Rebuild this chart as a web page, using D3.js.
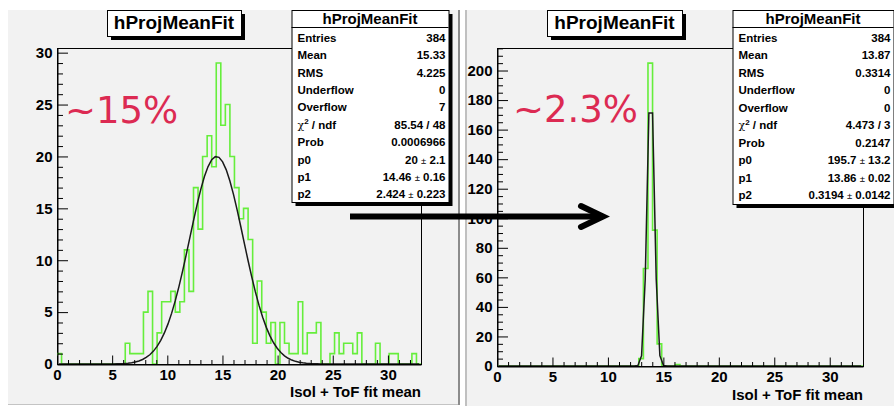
<!DOCTYPE html>
<html>
<head>
<meta charset="utf-8">
<script src="https://cdn.jsdelivr.net/npm/d3@7"></script>
<style>
  body { margin: 0; background: #ffffff; }
  svg { display: block; }
</style>
</head>
<body>
<script>
// ---- data -------------------------------------------------------------
// 80 bins spanning 0..33 (Isol + ToF fit mean)
const xRange = [0, 33];
const nBins = 80;

// bin contents, left panel (before)
const countsBefore = [
  1, 0, 0, 0, 0, 0, 0, 0, 0, 0,
  0, 0, 0, 0, 0, 2, 1, 1, 1, 5,
  7, 0, 3, 6, 6, 7, 5, 6, 11, 7,
  17, 13, 20, 22, 19, 29, 23, 25, 20, 17,
  14, 15, 12, 2, 8, 5, 2, 4, 0, 4,
  2, 1, 1, 6, 1, 3, 3, 4, 0, 0,
  1, 3, 1, 2, 2, 1, 3, 0, 0, 0,
  2, 0, 0, 1, 1, 0, 0, 0, 1, 0
];

// bin contents, right panel (after)
const countsAfter = [
  0, 0, 0, 0, 0, 0, 0, 0, 0, 0,
  0, 0, 0, 0, 0, 0, 0, 0, 0, 0,
  0, 0, 0, 0, 0, 0, 0, 0, 0, 0,
  0, 5, 66, 205, 92, 15, 0, 0, 0, 1,
  0, 0, 0, 0, 0, 0, 0, 0, 0, 0,
  0, 0, 0, 0, 0, 0, 0, 0, 0, 0,
  0, 0, 0, 0, 0, 0, 0, 0, 0, 0,
  0, 0, 0, 0, 0, 0, 0, 0, 0, 0
];

// gaussian fit parameters [p0, p1, p2]
const fitBefore = [20, 14.46, 2.424];
const fitAfter = [195.7, 13.86, 0.3194];

const histName = "hProjMeanFit";
const statLabels = ["Entries", "Mean", "RMS", "Underflow", "Overflow", "chi2", "Prob", "p0", "p1", "p2"];
const statsBefore = ["384", "15.33", "4.225", "0", "7", "85.54 / 48", "0.0006966", "20 ± 2.1", "14.46 ± 0.16", "2.424 ± 0.223"];
const statsAfter = ["384", "13.87", "0.3314", "0", "0", "4.473 / 3", "0.2147", "195.7 ± 13.2", "13.86 ± 0.02", "0.3194 ± 0.0142"];

const xTicks = [0, 5, 10, 15, 20, 25, 30];
const yTicksBefore = [0, 5, 10, 15, 20, 25, 30];
const yTicksAfter = [0, 20, 40, 60, 80, 100, 120, 140, 160, 180, 200];
const xTitle = "Isol + ToF fit mean";
const resolutionLabels = ["~15%", "~2.3%"];

// ---- drawing ----------------------------------------------------------
const W = 894, H = 406;
const svg = d3.select("body").append("svg")
  .attr("width", W).attr("height", H)
  .attr("viewBox", `0 0 ${W} ${H}`);

const FONT = "'Liberation Sans', Arial, Helvetica, sans-serif";

// canvas backgrounds
svg.append("rect").attr("x", 8).attr("y", 10).attr("width", 452).attr("height", 394).attr("fill", "#f2f2f2");
svg.append("line").attr("x1", 8).attr("x2", 460).attr("y1", 404.5).attr("y2", 404.5).attr("stroke", "#c4c4c4");
svg.append("line").attr("x1", 459).attr("x2", 459).attr("y1", 10).attr("y2", 405).attr("stroke", "#8c8c8c").attr("stroke-width", 2);
svg.append("rect").attr("x", 465).attr("y", 10).attr("width", 429).attr("height", 396).attr("fill", "#f2f2f2");
svg.append("line").attr("x1", 466).attr("x2", 466).attr("y1", 10).attr("y2", 406).attr("stroke", "#c0c0c0").attr("stroke-width", 2);

function drawPanel(cfg) {
  const g = svg.append("g");
  const f = cfg.frame;
  const x = d3.scaleLinear().domain(xRange).range([f.x0, f.x1]);
  const yMax = d3.max(cfg.counts) * 1.05;
  const y = d3.scaleLinear().domain([0, yMax]).range([f.y1, f.y0]);

  const clipId = "clip" + cfg.id;
  g.append("clipPath").attr("id", clipId)
    .append("rect").attr("x", f.x0).attr("y", f.y0)
    .attr("width", f.x1 - f.x0).attr("height", f.y1 - f.y0);

  // frame
  g.append("rect").attr("x", f.x0 + 0.5).attr("y", f.y0 + 0.5)
    .attr("width", f.x1 - f.x0).attr("height", f.y1 - f.y0)
    .attr("fill", "none").attr("stroke", "#000").attr("stroke-width", 1);

  // histogram outline
  const bw = (xRange[1] - xRange[0]) / nBins;
  const pts = [[xRange[0], 0]];
  cfg.counts.forEach((c, i) => {
    pts.push([xRange[0] + i * bw, c]);
    pts.push([xRange[0] + (i + 1) * bw, c]);
  });
  pts.push([xRange[1], 0]);
  const line = d3.line().x(d => x(d[0])).y(d => y(d[1]));
  g.append("path").attr("d", line(pts))
    .attr("clip-path", `url(#${clipId})`)
    .attr("fill", "none").attr("stroke", "#66ee3c").attr("stroke-width", 1.6);

  // gaussian fit, 100 samples at sample-bin centres
  const [p0, p1, p2] = cfg.fit;
  const npx = 100;
  const dx = (xRange[1] - xRange[0]) / npx;
  const fpts = d3.range(npx).map(i => {
    const xv = xRange[0] + (i + 0.5) * dx;
    return [xv, p0 * Math.exp(-0.5 * ((xv - p1) / p2) ** 2)];
  });
  g.append("path").attr("d", line(fpts))
    .attr("clip-path", `url(#${clipId})`)
    .attr("fill", "none").attr("stroke", "#1a1a1a").attr("stroke-width", 1.5);

  // x axis (ticks pointing into the frame)
  const minorX = d3.range(0, 34, 1).filter(v => !xTicks.includes(v));
  g.append("g").attr("transform", `translate(0,${f.y1 + 0.5})`)
    .call(d3.axisBottom(x).tickValues(minorX).tickSizeInner(-4.5).tickSizeOuter(0).tickFormat(""))
    .call(a => a.select(".domain").remove());
  const ax = g.append("g").attr("transform", `translate(0,${f.y1 + 0.5})`)
    .call(d3.axisBottom(x).tickValues(xTicks).tickSizeInner(-9).tickSizeOuter(0).tickPadding(4.5).tickFormat(d3.format("d")));
  ax.select(".domain").attr("stroke", "#000");
  ax.selectAll("text").attr("font-family", FONT).attr("font-weight", "bold").attr("font-size", 15).attr("fill", "#000");

  // y axis
  const minorY = d3.range(0, yMax, cfg.yMinor).filter(v => !cfg.yTicks.includes(v));
  g.append("g").attr("transform", `translate(${f.x0 + 0.5},0)`)
    .call(d3.axisLeft(y).tickValues(minorY).tickSizeInner(-5.5).tickSizeOuter(0).tickFormat(""))
    .call(a => a.select(".domain").remove());
  const ay = g.append("g").attr("transform", `translate(${f.x0 + 0.5},0)`)
    .call(d3.axisLeft(y).tickValues(cfg.yTicks).tickSizeInner(-10.5).tickSizeOuter(0).tickPadding(5).tickFormat(d3.format("d")));
  ay.select(".domain").attr("stroke", "#000");
  ay.selectAll("text").attr("font-family", FONT).attr("font-weight", "bold").attr("font-size", 15).attr("fill", "#000");

  // axis title
  g.append("text").attr("x", f.x1).attr("y", cfg.xTitleY)
    .attr("text-anchor", "end").attr("font-family", FONT).attr("font-weight", "bold")
    .attr("font-size", 15).text(xTitle);

  // title box
  const t = cfg.titleBox;
  g.append("rect").attr("x", t.x0 + 4).attr("y", t.y0 + 4).attr("width", t.x1 - t.x0).attr("height", t.y1 - t.y0).attr("fill", "#000");
  g.append("rect").attr("x", t.x0 + 0.5).attr("y", t.y0 + 0.5).attr("width", t.x1 - t.x0).attr("height", t.y1 - t.y0)
    .attr("fill", "#fff").attr("stroke", "#000");
  g.append("text").attr("x", (t.x0 + t.x1) / 2).attr("y", t.y0 + 18.5)
    .attr("text-anchor", "middle").attr("font-family", FONT).attr("font-weight", "bold")
    .attr("font-size", 19).text(histName);

  // statistics box
  const s = cfg.statBox;
  g.append("rect").attr("x", s.x0 + 4).attr("y", s.y0 + 4).attr("width", s.x1 - s.x0).attr("height", s.y1 - s.y0).attr("fill", "#000");
  g.append("rect").attr("x", s.x0 + 0.5).attr("y", s.y0 + 0.5).attr("width", s.x1 - s.x0).attr("height", s.y1 - s.y0)
    .attr("fill", "#fff").attr("stroke", "#000");
  g.append("line").attr("x1", s.x0).attr("x2", s.x1).attr("y1", s.y0 + 17.5).attr("y2", s.y0 + 17.5).attr("stroke", "#000");
  g.append("text").attr("x", (s.x0 + s.x1) / 2).attr("y", s.y0 + 14)
    .attr("text-anchor", "middle").attr("font-family", FONT).attr("font-weight", "bold")
    .attr("font-size", 15).text(histName);

  statLabels.forEach((lab, i) => {
    const yy = s.row0 + i * s.step;
    const lt = g.append("text").attr("x", s.x0 + 6).attr("y", yy)
      .attr("font-family", FONT).attr("font-weight", "bold").attr("font-size", 11.5);
    if (lab === "chi2") {
      lt.append("tspan").attr("font-weight", "normal").attr("font-family", "'DejaVu Serif', serif").attr("font-size", 11).text("χ");
      lt.append("tspan").attr("dy", -4.5).attr("font-size", 8).text("2");
      lt.append("tspan").attr("dy", 4.5).text(" / ndf");
    } else {
      lt.text(lab);
    }
    const vt = g.append("text").attr("x", s.x1 - 3).attr("y", yy).attr("text-anchor", "end")
      .attr("font-family", FONT).attr("font-weight", "bold").attr("font-size", 11.5);
    const val = cfg.stats[i];
    if (val.includes("±")) {
      const [a, b] = val.split(" ± ");
      vt.append("tspan").text(a + " ");
      vt.append("tspan").attr("font-weight", "normal").attr("font-size", 9.5).text("±");
      vt.append("tspan").text(" " + b);
    } else {
      vt.text(val);
    }
  });

  // resolution annotation
  g.append("text").attr("x", cfg.note.x).attr("y", cfg.note.y)
    .attr("font-family", "'DejaVu Sans', sans-serif").attr("font-size", 37)
    .attr("fill", "#dc2a52").text(cfg.note.text);
}

drawPanel({
  id: "L",
  counts: countsBefore, fit: fitBefore, stats: statsBefore,
  frame: { x0: 57, x1: 421, y0: 48, y1: 364 },
  yTicks: yTicksBefore, yMinor: 1,
  xTitleY: 397,
  titleBox: { x0: 107, x1: 241, y0: 10, y1: 36 },
  statBox: { x0: 291.5, x1: 448.5, y0: 10, y1: 202, row0: 41.7, step: 17.4 },
  note: { x: 65, y: 123, text: resolutionLabels[0] }
});

drawPanel({
  id: "R",
  counts: countsAfter, fit: fitAfter, stats: statsAfter,
  frame: { x0: 497, x1: 863, y0: 48, y1: 366 },
  yTicks: yTicksAfter, yMinor: 5,
  xTitleY: 400,
  titleBox: { x0: 547, x1: 682, y0: 10, y1: 36 },
  statBox: { x0: 732.5, x1: 893.5, y0: 10, y1: 204, row0: 41.7, step: 17.5 },
  note: { x: 513, y: 122, text: resolutionLabels[1] }
});

// arrow linking the two panels
const arrow = svg.append("g").attr("stroke", "#000").attr("stroke-width", 6).attr("fill", "none");
arrow.append("line").attr("x1", 350).attr("x2", 601).attr("y1", 216.5).attr("y2", 216.5);
arrow.append("polyline").attr("points", "581,206 603,216.5 581,227")
  .attr("stroke-linecap", "round").attr("stroke-linejoin", "miter");
</script>
</body>
</html>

PROBLEM REQUIREMENTS:
Skip the pictures, please, and transcribe only the lines from the beginning of the material through the one that contains "const nBins = 80;".

RESPONSE:
Rebuild this chart as a web page, using D3.js.
<!DOCTYPE html>
<html>
<head>
<meta charset="utf-8">
<script src="https://cdn.jsdelivr.net/npm/d3@7"></script>
<style>
  body { margin: 0; background: #ffffff; }
  svg { display: block; }
</style>
</head>
<body>
<script>
// ---- data -------------------------------------------------------------
// 80 bins spanning 0..33 (Isol + ToF fit mean)
const xRange = [0, 33];
const nBins = 80;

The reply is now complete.